Jun 14, 2002

Divine Secrets of the Ya-Ya Sisterhood


Is there a double standard when it comes to evaluating "chick flicks" compared to male-oriented action and war films? According to one critic, we incorrectly assign more value to the drama of male bonding than we do to the female bonding portrayed in such films as Divine Secrets of the YaYa Sisterhood.

Such a double standard may indeed exist, but you can't prove it with this film. The reasons for its problems have everything to do with the structure upon which it depends.

Most notable is the use of the storyteller. A group of women kidnap the heroine, who is feuding with her mother, and proceed to tell her the story of the mother's life.

The first rule of the storyteller structure is that the present tense story must be more interesting than the past story. Why? Because the act of telling the story should lead the hero to learn something and solve something now.
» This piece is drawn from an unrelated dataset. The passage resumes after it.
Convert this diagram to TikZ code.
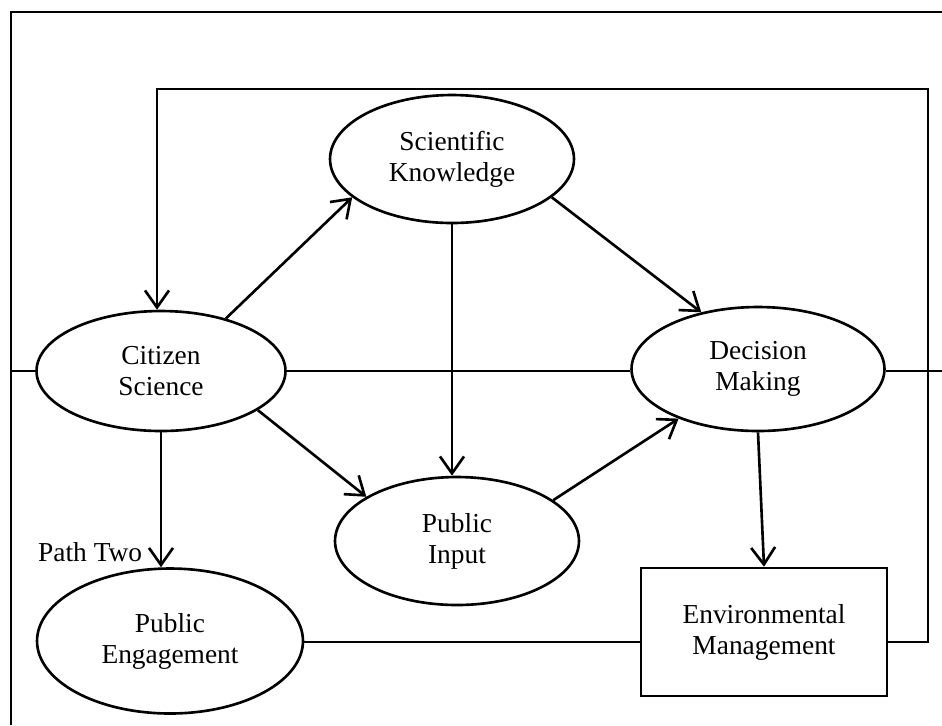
\documentclass[tikz,border=0pt]{standalone}
\usepackage{fontspec}
\setmainfont{Liberation Serif}
\usetikzlibrary{shapes.geometric,arrows.meta}
\begin{document}
\begin{tikzpicture}[x=0.02cm,y=-0.02cm]
	\tikzstyle{every node}=[font=\fontsize{15.6pt}{17.6pt}\selectfont]
	\tikzstyle{oval}=[draw, ellipse, line width=1.5pt, inner sep=0pt, align=center]
	\tikzstyle{box}=[draw, rectangle, line width=1.5pt, inner sep=0pt, align=center]
	\tikzstyle{conn}=[line width=1.5pt]
	\tikzstyle{arr}=[conn, -{Straight Barb[length=3.4mm,width=4.8mm]}]
	
	\useasboundingbox (0,0) rectangle (942,725);
	
	\node[oval, minimum width=4.98cm, minimum height=2.4cm] (cs) at (161,371) {Citizen\\Science};
	\node[oval, minimum width=4.88cm, minimum height=2.56cm] (sk) at (452,159) {Scientific\\Knowledge};
	\node[oval, minimum width=5.06cm, minimum height=2.48cm] (dm) at (758,369) {Decision\\Making};
	\node[oval, minimum width=4.88cm, minimum height=2.56cm] (pi) at (457,541) {Public\\Input};
	\node[oval, minimum width=5.32cm, minimum height=2.9cm] (pe) at (170,641) {Public\\Engagement};
	\node[box, minimum width=4.92cm, minimum height=2.56cm] (em) at (764,632) {Environmental\\Management};
	\node[anchor=base west] (pathtwo) at (32,561) {Path Two};
	
	\coordinate (frBL) at (11,725);
	\coordinate (frTL) at (11,12);
	\coordinate (frTR) at (942,12);
	\coordinate (midL) at (11,371);
	\coordinate (midR) at (942,371);
	\coordinate (fbR) at (928,642);
	\coordinate (fbTop) at (157,89);
	
	% frame and middle line
	\draw[conn] (frBL) -- (frTL) -- (frTR);
	\draw[conn] (midL) -- (cs.west);
	\draw[conn] (cs.east) -- (dm.west |- cs.east);
	\draw[conn] (dm.east |- midR) -- (midR);
	
	% arrows
	\draw[arr] (cs.39) -- (sk.201);
	\draw[arr] (sk.339) -- (dm.135);
	\draw[arr] (sk.south) -- (sk.south |- pi.north);
	\draw[arr] (cs.338) -- (pi.154);
	\draw[arr] (pi.23) -- (dm.212);
	\draw[arr] (cs.south) -- (cs.south |- pe.north);
	\draw[arr] (dm.south) -- (em.north);
	
	% bottom and feedback
	\draw[conn] (pe.east |- fbR) -- (em.west |- fbR);
	\draw[arr] (em.east |- fbR) -- (fbR) |- (fbTop) -- (fbTop |- cs.north);
	
\end{tikzpicture}
\end{document}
Otherwise, there's no point in jerking the audience forward and backward.

This first rule is broken right from the start when the heroine is kidnapped by the mother's friends and flown south. This action is so ridiculous that the writer/director doesn't even show it, in hopes, I assume, that the audience will somehow overlook the contrivance of the setup.

Once trapped in her new location, the heroine doesn't call the police or get the hell away from these idiots. She calmly listens as they tell her information about her mother that the heroine would already know because she lived in the same house.

The present problem is dealt with by the equivalent of a group therapy session and solved by nothing more than the mother and daughter saying they are sorry. The past story of the mother's life is filled, in contrast, by death, alcoholism, and a moment of despair and insanity when she beats her children.

The past story is supposed to show the audience and the heroine the reasons for the mother's failures. But other than the one scene where the mom hits her children, virtually every scene shows how wonderful she is.

The deeper issue here is not whether "chick flicks" are devalued, but rather how you dramatize family life. Action and war films have it easy; they show life and death situations. Nobody mentions that the vast majority of the audience will never encounter these situations.

They will encounter growing and living within a family. And how they deal with the conflicts of that experience will determine whether they have a good life or not.